*Information provided:*
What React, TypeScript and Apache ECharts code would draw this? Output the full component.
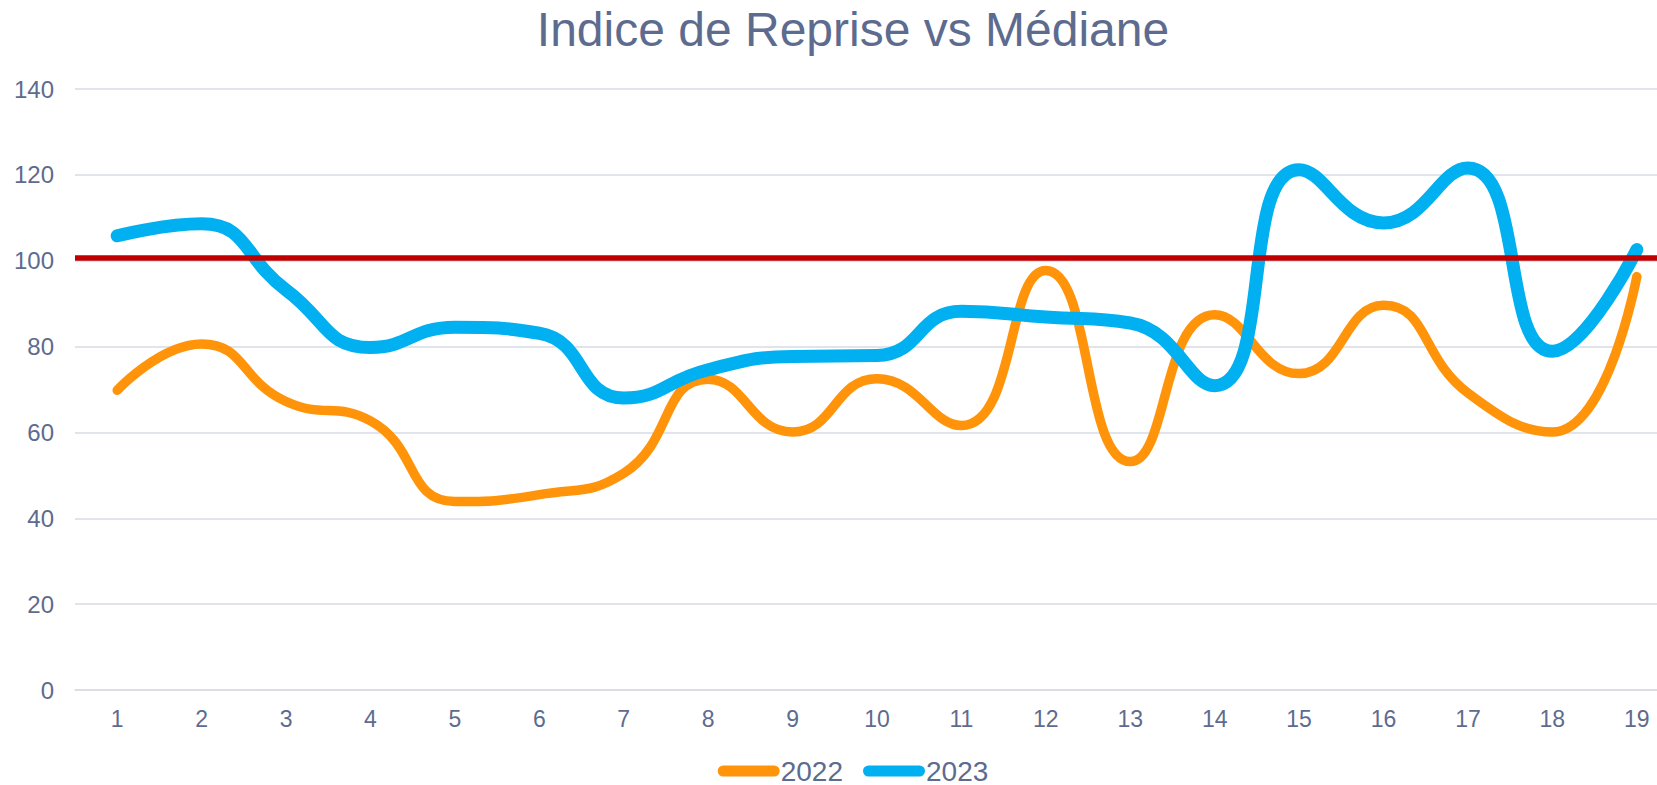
import React, { useEffect, useRef } from "react";
import * as echarts from "echarts";

const categories = ["1","2","3","4","5","6","7","8","9","10","11","12","13","14","15","16","17","18","19"];
const values2022 = [69.8, 80.6, 67.2, 62.7, 43.9, 45.5, 50.5, 72.4, 60.1, 72.5, 61.6, 97.7, 53.2, 87.4, 73.7, 89.6, 69.2, 60.1, 96.3];
const values2023 = [105.8, 108.6, 93.2, 79.8, 84.5, 83.1, 68.0, 74.6, 77.7, 77.9, 88.2, 86.9, 85.5, 70.9, 121.2, 108.8, 121.6, 78.9, 102.6];
const medianValue = 100.6;
const seriesNames = ["2022", "2023"];
const titleText = "Indice de Reprise vs Médiane";

const TEXT = "#5D6B8F";
const FONT = "'Liberation Sans', Arial, sans-serif";
const legendIcon = "path://M0,5.5 A5.5,5.5 0 0 1 5.5,0 L56.5,0 A5.5,5.5 0 0 1 56.5,11 L5.5,11 A5.5,5.5 0 0 1 0,5.5 Z";

export default function App() {
  const ref = useRef<HTMLDivElement>(null);
  useEffect(() => {
    if (!ref.current) return;
    const chart = echarts.init(ref.current, null, { renderer: "svg" });
    chart.setOption({
      animation: false,
      backgroundColor: "#ffffff",
      title: {
        text: titleText,
        left: "center",
        top: 0,
        textStyle: { color: TEXT, fontSize: 48, fontWeight: "normal", fontFamily: FONT },
      },
      legend: {
        bottom: 0,
        left: "center",
        padding: 0,
        itemWidth: 62,
        itemHeight: 12,
        itemGap: 20,
        icon: legendIcon,
        textStyle: { color: TEXT, fontSize: 28, lineHeight: 28, fontFamily: FONT, padding: [0, 0, 0, -4] },
        data: seriesNames,
      },
      grid: { left: 75, right: 27, top: 89, bottom: 95, containLabel: false },
      xAxis: {
        type: "category",
        data: categories,
        boundaryGap: true,
        axisLine: { show: true, lineStyle: { color: "#D9DBE4", width: 1.5 } },
        axisTick: { show: false },
        axisLabel: { color: TEXT, fontSize: 23, fontFamily: FONT, margin: 17 },
      },
      yAxis: {
        type: "value",
        min: 0,
        max: 140,
        interval: 20,
        axisLine: { show: false },
        axisTick: { show: false },
        axisLabel: { color: TEXT, fontSize: 24, fontFamily: FONT, margin: 21 },
        splitLine: { lineStyle: { color: "#D9DBE4", width: 1.5 } },
      },
      series: [
        {
          name: seriesNames[0],
          type: "line",
          data: values2022,
          smooth: 0.5,
          showSymbol: false,
          symbol: "none",
          color: "#FF940A",
          lineStyle: { color: "#FF940A", width: 9.5, cap: "round", join: "round" },
          z: 2,
        },
        {
          name: seriesNames[1],
          type: "line",
          data: values2023,
          smooth: 0.5,
          showSymbol: false,
          symbol: "none",
          color: "#00B0F0",
          lineStyle: { color: "#00B0F0", width: 13, cap: "round", join: "round" },
          z: 3,
          markLine: {
            silent: true,
            symbol: ["none", "none"],
            label: { show: false },
            lineStyle: { color: "#C00000", width: 5.5, type: "solid" },
            data: [{ yAxis: medianValue }],
            z: 5,
          },
        },
      ],
    });
    return () => chart.dispose();
  }, []);
  return (
    <div style={{ position: "absolute", left: 0, top: 0, width: 1657, height: 785, overflow: "hidden", background: "#fff" }}>
      <div ref={ref} style={{ width: 1706, height: 785 }} />
    </div>
  );
}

*Challenge:* Every line from the top of the material above through the line with "1 5.5,0 L56.5,0" should be duplicated exactly, please; leave out the pictures.

*Solution to the exercise:*
What React, TypeScript and Apache ECharts code would draw this? Output the full component.
import React, { useEffect, useRef } from "react";
import * as echarts from "echarts";

const categories = ["1","2","3","4","5","6","7","8","9","10","11","12","13","14","15","16","17","18","19"];
const values2022 = [69.8, 80.6, 67.2, 62.7, 43.9, 45.5, 50.5, 72.4, 60.1, 72.5, 61.6, 97.7, 53.2, 87.4, 73.7, 89.6, 69.2, 60.1, 96.3];
const values2023 = [105.8, 108.6, 93.2, 79.8, 84.5, 83.1, 68.0, 74.6, 77.7, 77.9, 88.2, 86.9, 85.5, 70.9, 121.2, 108.8, 121.6, 78.9, 102.6];
const medianValue = 100.6;
const seriesNames = ["2022", "2023"];
const titleText = "Indice de Reprise vs Médiane";

const TEXT = "#5D6B8F";
const FONT = "'Liberation Sans', Arial, sans-serif";
const legendIcon = "path://M0,5.5 A5.5,5.5 0 0 1 5.5,0 L56.5,0 A5.5,5.5 0 0 1 56.5,11 L5.5,11 A5.5,5.5 0 0 1 0,5.5 Z";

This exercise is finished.